QE money ?s

Discussion in 'Economics' started by mickmak, Apr 8, 2011.

  1. mickmak

    mickmak

    1) QE money is free money. It didn't come from taxation on services/production/spending, etc. After this is lend out, there is no way to get it back. Is there (via interest rate increase, etc)? Taxation to get QE back will be unrealistic since the QE money was never a tax revenue to begin with....

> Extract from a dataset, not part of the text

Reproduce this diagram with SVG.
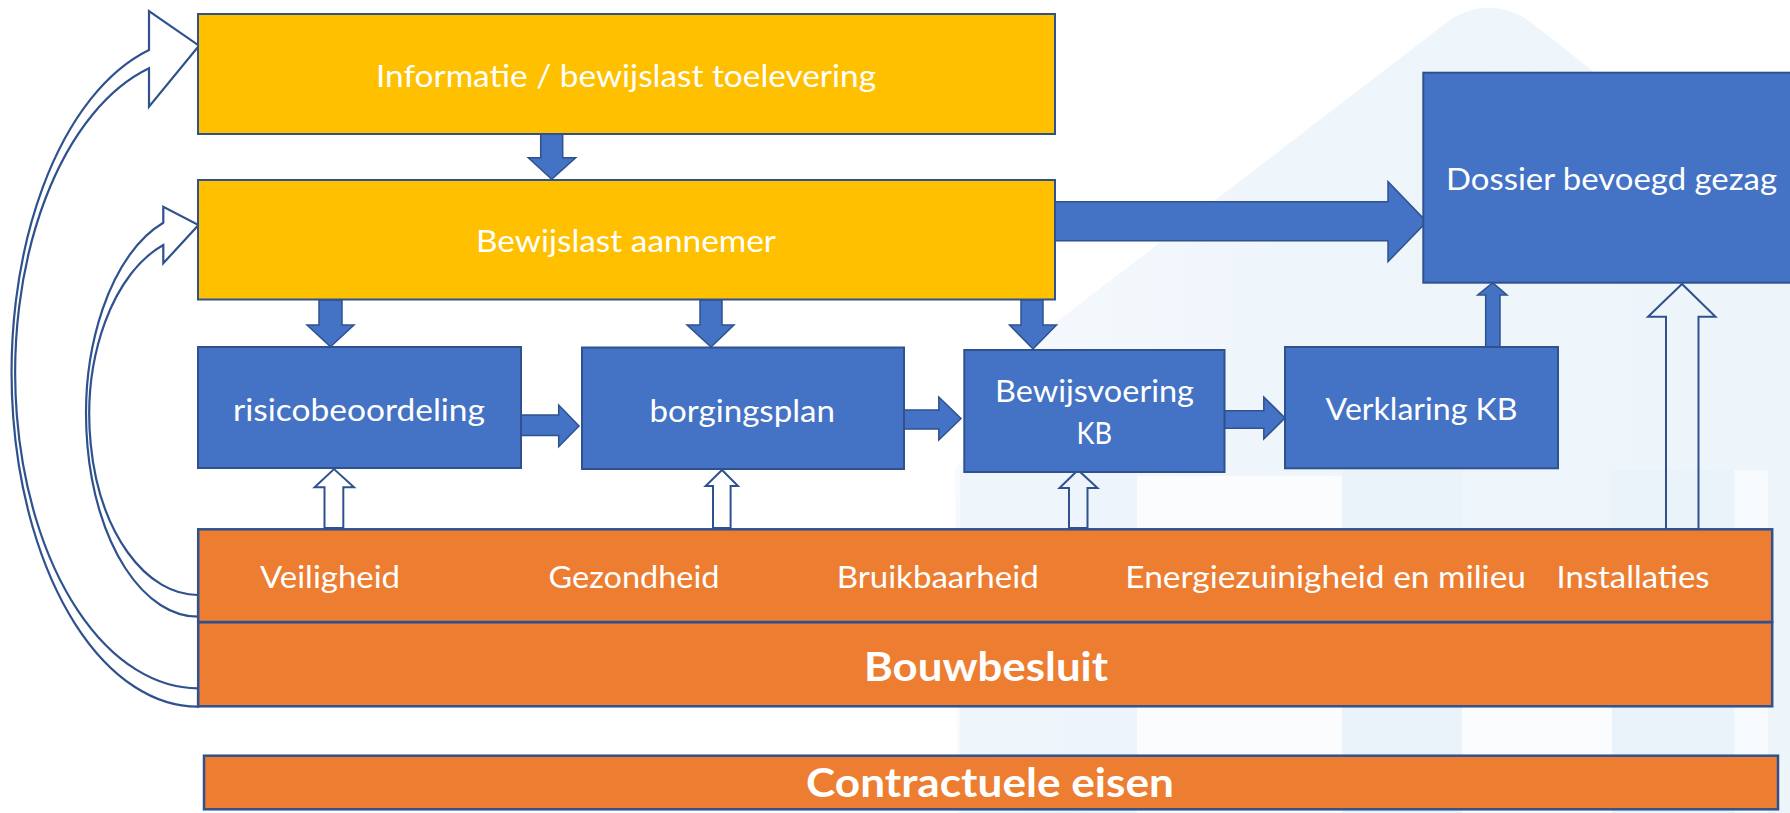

    2) Trickle that QE free money down (after money creation from lending/borrowing)... it all went somewhere... some in commodities, some sitting in bank accounts of the rich, some here, some there.... etc. Ultimately, this extra money is making things more expensive and any existing debt cheaper. This would make anyone with some savings uneasy - thus prompting them to spend their money on hard assets(land, condos, copper, gold, etc). when you get enough people spend, you get more inflation, and more people with savings scared about the value of their savings. That would be recipe for hyperinflation - unless interest rate is so high that it attracts people away from spending. How much hyperinflation pressure do you think QE has created? What interest rate would you like to see for you to keep your money in the bank vs. look for a piece of land or gold to buy for value preservation? (me... finger in the air... at least 10%..maybe).
     
  2. QE money is not free money. The fed spends that QE money on government treasuries that they have to pay interest on. The government pays that interest with tax revenue from you. The share of money you will have to pay in taxes from the last round of QE is around $2,000. Thats not including the interest you will also have to pay.

    Another fun fact...Since Obama has taken office, your share of the debt that he alone ran up, comes to $13,548.38. Will that be cash, check or charge?